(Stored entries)

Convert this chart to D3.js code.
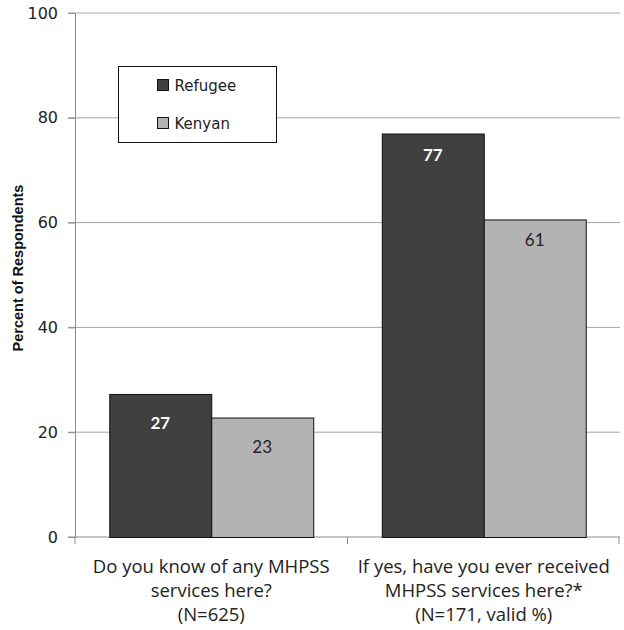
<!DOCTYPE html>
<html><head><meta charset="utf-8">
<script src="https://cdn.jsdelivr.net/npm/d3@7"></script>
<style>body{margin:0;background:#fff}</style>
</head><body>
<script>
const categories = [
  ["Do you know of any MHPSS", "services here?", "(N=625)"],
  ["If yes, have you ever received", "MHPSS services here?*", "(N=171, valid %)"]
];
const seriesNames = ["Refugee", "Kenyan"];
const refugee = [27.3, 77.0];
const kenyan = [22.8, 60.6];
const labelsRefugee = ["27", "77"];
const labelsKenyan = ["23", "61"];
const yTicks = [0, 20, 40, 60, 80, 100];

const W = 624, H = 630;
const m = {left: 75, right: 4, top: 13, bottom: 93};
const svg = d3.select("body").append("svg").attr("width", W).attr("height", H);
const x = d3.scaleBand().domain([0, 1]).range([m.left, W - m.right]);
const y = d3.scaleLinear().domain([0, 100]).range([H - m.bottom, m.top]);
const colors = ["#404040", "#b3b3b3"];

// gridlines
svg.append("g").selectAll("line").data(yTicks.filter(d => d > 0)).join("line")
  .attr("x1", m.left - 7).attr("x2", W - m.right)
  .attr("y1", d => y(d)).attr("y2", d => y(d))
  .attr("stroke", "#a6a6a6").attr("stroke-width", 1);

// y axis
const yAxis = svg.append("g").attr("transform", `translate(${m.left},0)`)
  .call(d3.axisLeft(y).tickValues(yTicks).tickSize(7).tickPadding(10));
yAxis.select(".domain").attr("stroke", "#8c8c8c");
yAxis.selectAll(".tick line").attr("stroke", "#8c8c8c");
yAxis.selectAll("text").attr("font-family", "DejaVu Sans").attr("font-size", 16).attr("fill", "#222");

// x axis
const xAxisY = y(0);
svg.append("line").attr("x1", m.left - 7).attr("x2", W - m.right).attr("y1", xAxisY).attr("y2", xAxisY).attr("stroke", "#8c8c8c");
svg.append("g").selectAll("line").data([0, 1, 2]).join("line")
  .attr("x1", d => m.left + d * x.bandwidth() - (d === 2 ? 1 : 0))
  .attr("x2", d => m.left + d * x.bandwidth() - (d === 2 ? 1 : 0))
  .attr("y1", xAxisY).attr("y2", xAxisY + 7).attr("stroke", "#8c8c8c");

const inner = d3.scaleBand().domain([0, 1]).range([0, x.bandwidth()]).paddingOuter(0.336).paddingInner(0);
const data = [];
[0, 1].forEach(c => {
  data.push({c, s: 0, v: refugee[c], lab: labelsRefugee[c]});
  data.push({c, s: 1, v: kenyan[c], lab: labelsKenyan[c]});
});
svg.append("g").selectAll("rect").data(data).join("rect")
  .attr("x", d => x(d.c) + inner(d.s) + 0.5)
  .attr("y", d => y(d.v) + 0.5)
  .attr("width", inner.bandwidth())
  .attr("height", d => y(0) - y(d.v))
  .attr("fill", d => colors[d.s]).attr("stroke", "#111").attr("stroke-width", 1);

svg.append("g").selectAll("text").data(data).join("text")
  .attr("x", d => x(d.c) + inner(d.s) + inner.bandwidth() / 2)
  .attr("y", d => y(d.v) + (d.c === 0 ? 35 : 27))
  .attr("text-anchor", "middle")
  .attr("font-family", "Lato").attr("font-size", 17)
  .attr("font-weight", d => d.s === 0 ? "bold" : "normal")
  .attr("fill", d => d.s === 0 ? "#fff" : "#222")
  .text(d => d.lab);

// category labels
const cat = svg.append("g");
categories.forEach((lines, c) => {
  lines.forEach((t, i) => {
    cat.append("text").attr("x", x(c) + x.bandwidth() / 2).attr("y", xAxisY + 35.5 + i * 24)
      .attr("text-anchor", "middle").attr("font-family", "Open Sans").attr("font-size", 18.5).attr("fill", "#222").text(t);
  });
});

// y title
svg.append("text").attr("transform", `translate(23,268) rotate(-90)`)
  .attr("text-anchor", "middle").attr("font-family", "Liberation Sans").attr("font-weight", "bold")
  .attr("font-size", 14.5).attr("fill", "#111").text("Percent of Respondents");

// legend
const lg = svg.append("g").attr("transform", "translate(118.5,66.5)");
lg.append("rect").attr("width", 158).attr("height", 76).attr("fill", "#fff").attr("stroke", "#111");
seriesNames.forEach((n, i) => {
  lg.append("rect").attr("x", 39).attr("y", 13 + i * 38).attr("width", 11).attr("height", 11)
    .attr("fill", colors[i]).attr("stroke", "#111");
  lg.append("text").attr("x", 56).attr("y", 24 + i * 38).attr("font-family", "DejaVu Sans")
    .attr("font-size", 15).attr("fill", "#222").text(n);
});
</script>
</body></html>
* * *
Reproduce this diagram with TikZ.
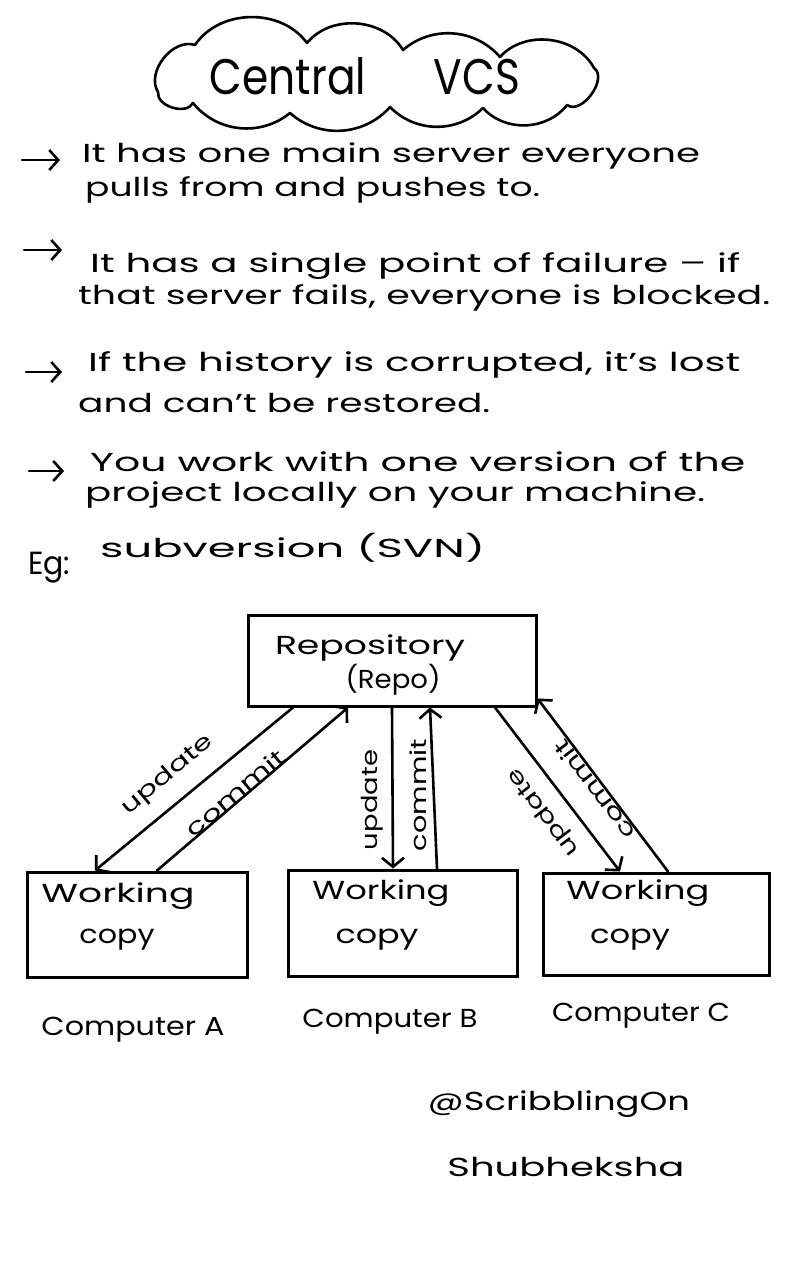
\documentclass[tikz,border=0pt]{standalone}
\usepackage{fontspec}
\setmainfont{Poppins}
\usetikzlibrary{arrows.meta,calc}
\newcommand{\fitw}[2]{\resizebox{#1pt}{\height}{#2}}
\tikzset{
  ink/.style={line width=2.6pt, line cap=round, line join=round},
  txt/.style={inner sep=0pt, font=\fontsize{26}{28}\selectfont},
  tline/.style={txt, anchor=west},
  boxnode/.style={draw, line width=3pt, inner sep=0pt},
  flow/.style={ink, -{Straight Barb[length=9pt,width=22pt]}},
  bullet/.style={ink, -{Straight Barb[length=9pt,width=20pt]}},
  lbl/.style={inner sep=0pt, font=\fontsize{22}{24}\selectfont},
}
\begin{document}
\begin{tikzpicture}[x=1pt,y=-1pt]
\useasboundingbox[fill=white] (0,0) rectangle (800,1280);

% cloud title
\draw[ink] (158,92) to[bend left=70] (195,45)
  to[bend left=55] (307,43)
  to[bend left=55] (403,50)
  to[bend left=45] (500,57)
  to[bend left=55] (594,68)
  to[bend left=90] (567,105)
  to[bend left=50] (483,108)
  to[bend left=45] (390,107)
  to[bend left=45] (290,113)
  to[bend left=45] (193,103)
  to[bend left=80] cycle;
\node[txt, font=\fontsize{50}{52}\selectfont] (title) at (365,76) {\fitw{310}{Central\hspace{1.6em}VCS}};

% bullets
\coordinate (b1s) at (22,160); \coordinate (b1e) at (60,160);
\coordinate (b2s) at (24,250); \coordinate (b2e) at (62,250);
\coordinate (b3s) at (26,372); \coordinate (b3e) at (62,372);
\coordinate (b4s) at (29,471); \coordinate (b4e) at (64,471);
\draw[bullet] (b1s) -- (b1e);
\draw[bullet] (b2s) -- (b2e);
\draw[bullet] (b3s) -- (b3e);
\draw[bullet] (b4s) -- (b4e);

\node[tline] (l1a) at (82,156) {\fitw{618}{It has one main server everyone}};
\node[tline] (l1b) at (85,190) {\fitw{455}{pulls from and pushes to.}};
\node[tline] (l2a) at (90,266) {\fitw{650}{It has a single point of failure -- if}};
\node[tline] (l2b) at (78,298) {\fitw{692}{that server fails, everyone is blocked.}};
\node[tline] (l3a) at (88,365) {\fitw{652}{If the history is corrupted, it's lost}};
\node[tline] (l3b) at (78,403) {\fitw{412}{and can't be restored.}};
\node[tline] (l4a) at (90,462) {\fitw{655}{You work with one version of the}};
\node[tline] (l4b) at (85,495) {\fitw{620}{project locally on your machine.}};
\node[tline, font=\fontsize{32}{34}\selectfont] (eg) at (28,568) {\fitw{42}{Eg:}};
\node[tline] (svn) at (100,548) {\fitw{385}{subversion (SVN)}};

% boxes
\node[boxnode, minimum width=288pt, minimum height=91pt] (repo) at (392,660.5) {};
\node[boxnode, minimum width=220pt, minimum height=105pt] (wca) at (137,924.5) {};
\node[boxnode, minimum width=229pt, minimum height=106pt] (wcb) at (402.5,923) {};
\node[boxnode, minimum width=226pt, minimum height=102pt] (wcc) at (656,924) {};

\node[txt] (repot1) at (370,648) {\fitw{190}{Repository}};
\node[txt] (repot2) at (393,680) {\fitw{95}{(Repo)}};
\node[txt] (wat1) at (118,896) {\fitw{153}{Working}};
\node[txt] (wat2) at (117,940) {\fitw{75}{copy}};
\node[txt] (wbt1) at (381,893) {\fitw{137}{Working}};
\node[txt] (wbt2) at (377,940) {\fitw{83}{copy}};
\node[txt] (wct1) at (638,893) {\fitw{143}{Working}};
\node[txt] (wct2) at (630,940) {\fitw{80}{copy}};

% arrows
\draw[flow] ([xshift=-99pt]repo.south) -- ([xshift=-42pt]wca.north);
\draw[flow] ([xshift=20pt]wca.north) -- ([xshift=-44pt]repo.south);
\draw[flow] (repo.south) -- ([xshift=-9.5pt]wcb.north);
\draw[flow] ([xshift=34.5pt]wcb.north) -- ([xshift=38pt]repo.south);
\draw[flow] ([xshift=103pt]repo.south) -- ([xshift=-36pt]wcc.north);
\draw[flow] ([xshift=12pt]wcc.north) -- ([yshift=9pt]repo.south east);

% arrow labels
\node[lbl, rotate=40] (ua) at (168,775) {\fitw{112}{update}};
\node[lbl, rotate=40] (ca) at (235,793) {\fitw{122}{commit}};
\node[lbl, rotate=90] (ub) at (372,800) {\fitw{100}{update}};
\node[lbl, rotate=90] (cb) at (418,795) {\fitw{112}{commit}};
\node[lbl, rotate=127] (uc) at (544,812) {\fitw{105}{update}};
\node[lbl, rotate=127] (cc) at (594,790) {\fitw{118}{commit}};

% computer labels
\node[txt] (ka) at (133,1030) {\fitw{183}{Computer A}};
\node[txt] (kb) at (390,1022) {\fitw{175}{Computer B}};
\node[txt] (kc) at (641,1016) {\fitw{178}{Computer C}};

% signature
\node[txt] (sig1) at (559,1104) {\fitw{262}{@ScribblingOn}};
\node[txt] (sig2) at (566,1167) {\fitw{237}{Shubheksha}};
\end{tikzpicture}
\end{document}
---
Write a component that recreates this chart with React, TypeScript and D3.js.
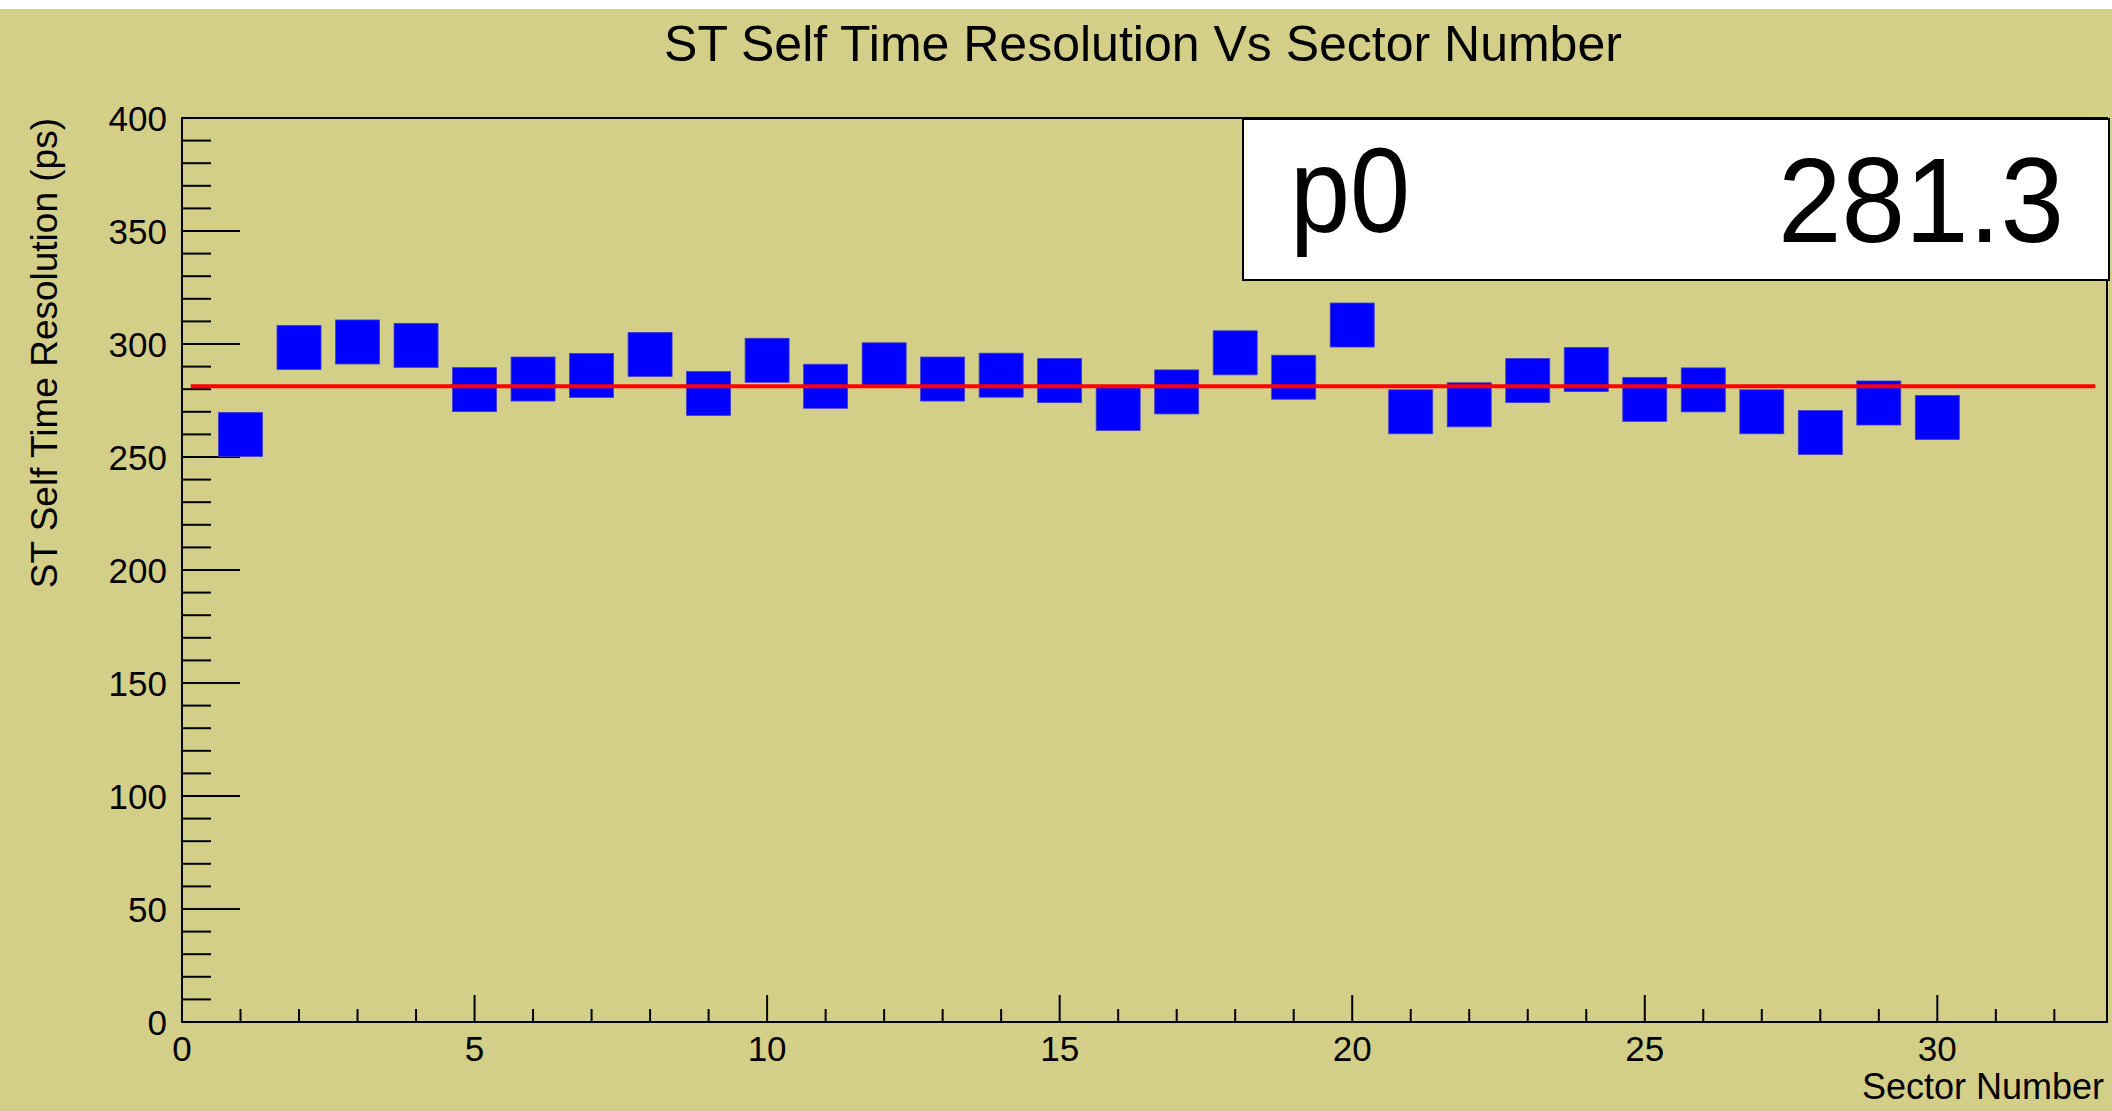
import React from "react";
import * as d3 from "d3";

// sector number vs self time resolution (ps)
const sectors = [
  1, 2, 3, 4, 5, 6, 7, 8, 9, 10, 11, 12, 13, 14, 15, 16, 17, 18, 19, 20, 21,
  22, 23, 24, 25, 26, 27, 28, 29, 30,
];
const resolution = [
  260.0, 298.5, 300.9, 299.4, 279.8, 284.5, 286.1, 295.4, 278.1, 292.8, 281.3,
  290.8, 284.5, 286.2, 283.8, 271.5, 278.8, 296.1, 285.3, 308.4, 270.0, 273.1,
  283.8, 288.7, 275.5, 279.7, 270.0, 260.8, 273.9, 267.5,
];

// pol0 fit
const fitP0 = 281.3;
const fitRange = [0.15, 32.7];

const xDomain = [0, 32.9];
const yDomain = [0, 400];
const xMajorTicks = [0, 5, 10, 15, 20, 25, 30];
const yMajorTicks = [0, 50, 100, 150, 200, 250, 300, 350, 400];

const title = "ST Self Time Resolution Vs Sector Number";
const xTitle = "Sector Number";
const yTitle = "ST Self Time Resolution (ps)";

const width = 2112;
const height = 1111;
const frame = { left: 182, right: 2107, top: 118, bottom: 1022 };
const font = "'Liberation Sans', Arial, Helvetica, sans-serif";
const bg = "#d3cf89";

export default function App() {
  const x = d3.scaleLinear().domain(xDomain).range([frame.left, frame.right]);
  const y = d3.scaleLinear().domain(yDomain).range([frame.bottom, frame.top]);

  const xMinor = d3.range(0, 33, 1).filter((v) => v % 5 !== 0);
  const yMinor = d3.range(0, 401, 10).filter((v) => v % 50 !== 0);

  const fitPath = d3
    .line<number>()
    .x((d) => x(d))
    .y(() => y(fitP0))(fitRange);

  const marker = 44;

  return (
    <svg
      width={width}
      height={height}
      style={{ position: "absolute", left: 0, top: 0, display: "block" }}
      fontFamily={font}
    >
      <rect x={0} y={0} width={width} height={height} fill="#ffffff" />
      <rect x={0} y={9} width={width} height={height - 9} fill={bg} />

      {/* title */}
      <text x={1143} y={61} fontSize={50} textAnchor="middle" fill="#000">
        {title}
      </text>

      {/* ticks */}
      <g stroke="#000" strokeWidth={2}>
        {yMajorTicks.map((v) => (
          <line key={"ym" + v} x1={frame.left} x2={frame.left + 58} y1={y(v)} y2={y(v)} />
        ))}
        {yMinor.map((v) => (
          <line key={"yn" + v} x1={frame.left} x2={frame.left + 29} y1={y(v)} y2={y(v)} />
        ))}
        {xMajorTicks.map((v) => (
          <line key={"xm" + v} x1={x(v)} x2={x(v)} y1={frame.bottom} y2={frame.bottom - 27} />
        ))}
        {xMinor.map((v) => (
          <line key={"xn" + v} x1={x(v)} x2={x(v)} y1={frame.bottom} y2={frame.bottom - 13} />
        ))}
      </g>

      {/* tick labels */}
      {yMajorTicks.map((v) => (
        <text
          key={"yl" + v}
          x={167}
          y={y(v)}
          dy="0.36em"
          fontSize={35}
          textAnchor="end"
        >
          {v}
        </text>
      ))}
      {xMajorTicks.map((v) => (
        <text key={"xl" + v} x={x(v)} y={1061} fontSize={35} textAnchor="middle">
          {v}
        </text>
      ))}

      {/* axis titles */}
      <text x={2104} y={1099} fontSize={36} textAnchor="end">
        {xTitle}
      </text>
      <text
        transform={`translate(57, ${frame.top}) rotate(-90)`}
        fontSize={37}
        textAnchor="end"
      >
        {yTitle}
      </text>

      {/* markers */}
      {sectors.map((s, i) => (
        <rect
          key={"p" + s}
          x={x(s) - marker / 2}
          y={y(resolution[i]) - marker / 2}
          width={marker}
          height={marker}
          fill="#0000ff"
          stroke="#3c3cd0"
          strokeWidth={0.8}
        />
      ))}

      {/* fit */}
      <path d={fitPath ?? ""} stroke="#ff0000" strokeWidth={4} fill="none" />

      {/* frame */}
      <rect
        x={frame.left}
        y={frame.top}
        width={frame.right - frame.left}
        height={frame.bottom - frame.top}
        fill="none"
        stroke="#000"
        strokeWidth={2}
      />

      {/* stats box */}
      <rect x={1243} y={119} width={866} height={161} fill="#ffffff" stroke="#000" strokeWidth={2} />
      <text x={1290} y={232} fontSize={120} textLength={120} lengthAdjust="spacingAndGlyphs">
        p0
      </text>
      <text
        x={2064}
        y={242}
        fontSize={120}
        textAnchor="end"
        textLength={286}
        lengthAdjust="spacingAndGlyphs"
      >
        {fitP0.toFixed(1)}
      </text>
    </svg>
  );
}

▸ **OBJECTIVE**
Transcribe the lines between the one holding "Convert this chart to D3.js code." and the one holding "const yTicks = [0, 20, 40, 60, 80, 100];", inclusive, and leave out any pictures.

▸ **COMPLETED EXERCISE**
Convert this chart to D3.js code.
<!DOCTYPE html>
<html><head><meta charset="utf-8">
<script src="https://cdn.jsdelivr.net/npm/d3@7"></script>
<style>body{margin:0;background:#fff}</style>
</head><body>
<script>
const categories = [
  ["Do you know of any MHPSS", "services here?", "(N=625)"],
  ["If yes, have you ever received", "MHPSS services here?*", "(N=171, valid %)"]
];
const seriesNames = ["Refugee", "Kenyan"];
const refugee = [27.3, 77.0];
const kenyan = [22.8, 60.6];
const labelsRefugee = ["27", "77"];
const labelsKenyan = ["23", "61"];
const yTicks = [0, 20, 40, 60, 80, 100];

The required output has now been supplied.